The firestorm of controversy relates to allegations that Zinke threatened retribution against Alaskans after Republican Sen. Lisa Murkowski joined Democrats in voting against the GOP’s health care repeal effort.

The Alaska Dispatch News reported July 26 that Zinke spoke with U.S. Sens. Murkowski and Dan Sullivan, R-Alaska, shortly before the Senate failed to pass a GOP replacement plan for Obamacare.

Sullivan told the Dispatch News he found the call “troubling,” adding that Zinke mentioned that Murkowski’s vote could have an impact on economic development work in the state.

The reports created an instant controversy, with Democrats calling for an investigation into Zinke’s conduct.

According to E&E News, Zinke called the reports that he threatened retribution “laughable.”

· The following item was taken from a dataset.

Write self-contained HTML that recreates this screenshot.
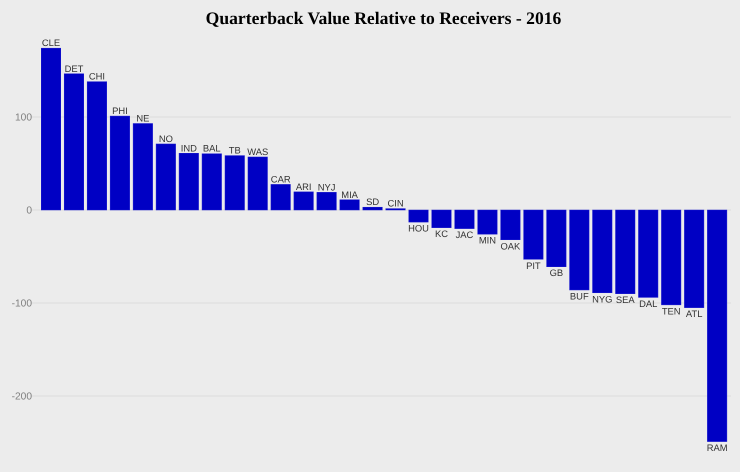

But Chris Saeger, executive director of the Western Values Project in Whitefish, said he intends to prove that the Interior Secretary from Whitefish overstepped his bounds.

His energy-development watchdog group filed a Freedom of Information Act request for all records related to Zinke’s alleged threat, which reportedly centered on stifling issues that are a priority to Alaskans, including “nominations of Alaskans to Interior posts, an effort to build a road out of King Cove through the Izembek National Wildlife Refuge, and future opportunities to drill in the Arctic National Wildlife Refuge and expand drilling in the National Petroleum Reserve-Alaska, among other regulatory issues that are a priority for Murkowski and Sullivan,” according to the Dispatch News.

“Secretary Zinke’s leadership at Interior is as sloppy as it is corrupt,” Saeger said. “To threaten a senator over an issue unrelated to Interior’s business is beyond the pale. These reports show that the Department of the Interior has abandoned its land management mission and has become another tool for the Trump administration to intimidate its political adversaries.”

The allegations come on the heels of reports that Zinke has meddled with land managers on local issues, including issuing a mandate to Glacier National Park officials to loosen motorized boating restrictions designed to combat the threat of aquatic invasive mussels to Lake McDonald.

One day later, park officials reversed course, calling some of the changes to its aquatic invasive species emergency response “premature” and explicitly stating that the move was “not directed by the Department of the Interior,” despite an internal memo obtained by the Beacon in which park officials expressed frustration at having to rush changes to the plan online at the height of summer.

The Beacon has filed a Freedom of Information Act public records request with the Interior Department seeking information about the extent to which Zinke pressured park officials.

Also last month, Zinke reportedly demanded that the park’s most prominent climate scientist and the park’s superintendent be prohibited from participating in a highly publicized visit by Facebook founder Mark Zuckerberg.

Heather Swift, spokesperson for the Interior, issued a statement July 20 defending the department’s actions after the Washington Post published a pair of stories revealing that the Interior blocked the federal employees who are considered experts in climate science from meeting with Zuckerberg, an advocate for addressing climate change and a vocal critic of President Trump, who has said climate change is a hoax and chose to withdraw the U.S. from the Paris climate accord.

The Washington Post reported that Swift “made it clear that she did not want Glacier National Park Superintendent Jeff Mow involved in the tour.” The National Park Service’s public affairs staff was also instructed not to post anything about Zuckerberg’s visit on Glacier Park social media accounts, the Post reported.

The Interior Department also blocked Dan Fagre, a well-known scientist with the U.S Geological Survey who has conducted seminal research on climate change, from meeting Zuckerberg, as was previously planned.

Fagre told the Beacon he was scheduled to meet with Zuckerberg, but then was inexplicably informed that he was prohibited from participating in the visit.

In a post published on Twitter, Swift defended the most recent actions. Swift noted Glacier Park’s crowded summer and stated, “allocating extensive government resources at the taxpayer expense to a celebrity would have been a waste of taxpayer money and a disservice to average park-goers.”